= DATA SECTION =
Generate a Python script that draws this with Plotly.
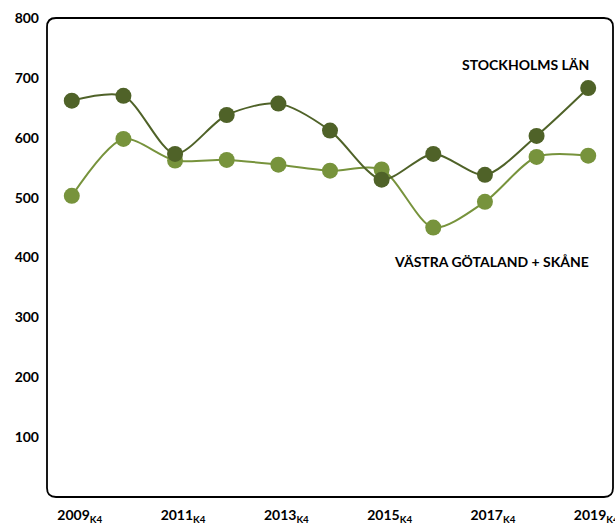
import plotly.graph_objects as go

years = ["2009", "2010", "2011", "2012", "2013", "2014", "2015", "2016", "2017", "2018", "2019"]
stockholm = [662, 670, 573, 638, 657, 612, 530, 573, 538, 603, 683]
vg_skane = [503, 598, 562, 563, 555, 545, 547, 450, 493, 568, 570]
tick_years = ["2009", "2011", "2013", "2015", "2017", "2019"]
y_ticks = [100, 200, 300, 400, 500, 600, 700, 800]

x_idx = list(range(len(years)))
dark = "#4f6228"
light = "#77933c"

fig = go.Figure()
fig.add_trace(go.Scatter(x=x_idx, y=vg_skane, mode="lines+markers",
                         line=dict(color=light, width=2, shape="spline", smoothing=0.8),
                         marker=dict(color=light, size=16), name="VÄSTRA GÖTALAND + SKÅNE"))
fig.add_trace(go.Scatter(x=x_idx, y=stockholm, mode="lines+markers",
                         line=dict(color=dark, width=2, shape="spline", smoothing=0.8),
                         marker=dict(color=dark, size=16), name="STOCKHOLMS LÄN"))

W, H = 615, 524
ml, mr, mt, mb = 47, 2, 18, 27
pw, ph = W - ml - mr, H - mt - mb
r = 9
rx, ry = r / pw, r / ph
path = (f"M {rx} 0 L {1-rx} 0 Q 1 0 1 {ry} L 1 {1-ry} Q 1 1 {1-rx} 1 "
        f"L {rx} 1 Q 0 1 0 {1-ry} L 0 {ry} Q 0 0 {rx} 0 Z")
fig.add_shape(type="path", xref="paper", yref="paper", path=path,
              line=dict(color="black", width=1.8), layer="above")

fig.add_annotation(x=10.05, y=723, xref="x", yref="y", text="STOCKHOLMS LÄN", showarrow=False,
                   xanchor="right", font=dict(family="Lato", size=14, color="black", weight="bold"))
fig.add_annotation(x=10.05, y=393, xref="x", yref="y", text="VÄSTRA GÖTALAND + SKÅNE", showarrow=False,
                   xanchor="right", font=dict(family="Lato", size=14, color="black", weight="bold"))

fig.update_layout(
    width=W, height=H, margin=dict(l=ml, r=mr, t=mt, b=mb, autoexpand=False),
    plot_bgcolor="white", paper_bgcolor="white", showlegend=False,
    font=dict(family="Lato", size=14, color="black", weight="bold"),
    xaxis=dict(range=[-0.48, 10.48], tickvals=[years.index(y) for y in tick_years],
               ticktext=[f"{y}<sub>K4</sub>" for y in tick_years],
               showgrid=False, zeroline=False, showline=False, ticks="",
               ticklabelstandoff=8, ticklabelshift=8, automargin=False,
               ticklabeloverflow="allow"),
    yaxis=dict(range=[0, 800], tickvals=y_ticks, showgrid=False, zeroline=False,
               showline=False, ticks="", ticklabelstandoff=7, automargin=False),
)
fig.write_html("out.html", default_width=W, default_height=H,
               config={"displayModeBar": False},
               post_script="document.body.style.margin='0';document.body.style.overflow='hidden';")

= WHAT YOU NEED TO DO =
Please write out all of the material above without changing a word, and omit any pictures.

= OUTPUT OF THE TASK =
Generate a Python script that draws this with Plotly.
import plotly.graph_objects as go

years = ["2009", "2010", "2011", "2012", "2013", "2014", "2015", "2016", "2017", "2018", "2019"]
stockholm = [662, 670, 573, 638, 657, 612, 530, 573, 538, 603, 683]
vg_skane = [503, 598, 562, 563, 555, 545, 547, 450, 493, 568, 570]
tick_years = ["2009", "2011", "2013", "2015", "2017", "2019"]
y_ticks = [100, 200, 300, 400, 500, 600, 700, 800]

x_idx = list(range(len(years)))
dark = "#4f6228"
light = "#77933c"

fig = go.Figure()
fig.add_trace(go.Scatter(x=x_idx, y=vg_skane, mode="lines+markers",
                         line=dict(color=light, width=2, shape="spline", smoothing=0.8),
                         marker=dict(color=light, size=16), name="VÄSTRA GÖTALAND + SKÅNE"))
fig.add_trace(go.Scatter(x=x_idx, y=stockholm, mode="lines+markers",
                         line=dict(color=dark, width=2, shape="spline", smoothing=0.8),
                         marker=dict(color=dark, size=16), name="STOCKHOLMS LÄN"))

W, H = 615, 524
ml, mr, mt, mb = 47, 2, 18, 27
pw, ph = W - ml - mr, H - mt - mb
r = 9
rx, ry = r / pw, r / ph
path = (f"M {rx} 0 L {1-rx} 0 Q 1 0 1 {ry} L 1 {1-ry} Q 1 1 {1-rx} 1 "
        f"L {rx} 1 Q 0 1 0 {1-ry} L 0 {ry} Q 0 0 {rx} 0 Z")
fig.add_shape(type="path", xref="paper", yref="paper", path=path,
              line=dict(color="black", width=1.8), layer="above")

fig.add_annotation(x=10.05, y=723, xref="x", yref="y", text="STOCKHOLMS LÄN", showarrow=False,
                   xanchor="right", font=dict(family="Lato", size=14, color="black", weight="bold"))
fig.add_annotation(x=10.05, y=393, xref="x", yref="y", text="VÄSTRA GÖTALAND + SKÅNE", showarrow=False,
                   xanchor="right", font=dict(family="Lato", size=14, color="black", weight="bold"))

fig.update_layout(
    width=W, height=H, margin=dict(l=ml, r=mr, t=mt, b=mb, autoexpand=False),
    plot_bgcolor="white", paper_bgcolor="white", showlegend=False,
    font=dict(family="Lato", size=14, color="black", weight="bold"),
    xaxis=dict(range=[-0.48, 10.48], tickvals=[years.index(y) for y in tick_years],
               ticktext=[f"{y}<sub>K4</sub>" for y in tick_years],
               showgrid=False, zeroline=False, showline=False, ticks="",
               ticklabelstandoff=8, ticklabelshift=8, automargin=False,
               ticklabeloverflow="allow"),
    yaxis=dict(range=[0, 800], tickvals=y_ticks, showgrid=False, zeroline=False,
               showline=False, ticks="", ticklabelstandoff=7, automargin=False),
)
fig.write_html("out.html", default_width=W, default_height=H,
               config={"displayModeBar": False},
               post_script="document.body.style.margin='0';document.body.style.overflow='hidden';")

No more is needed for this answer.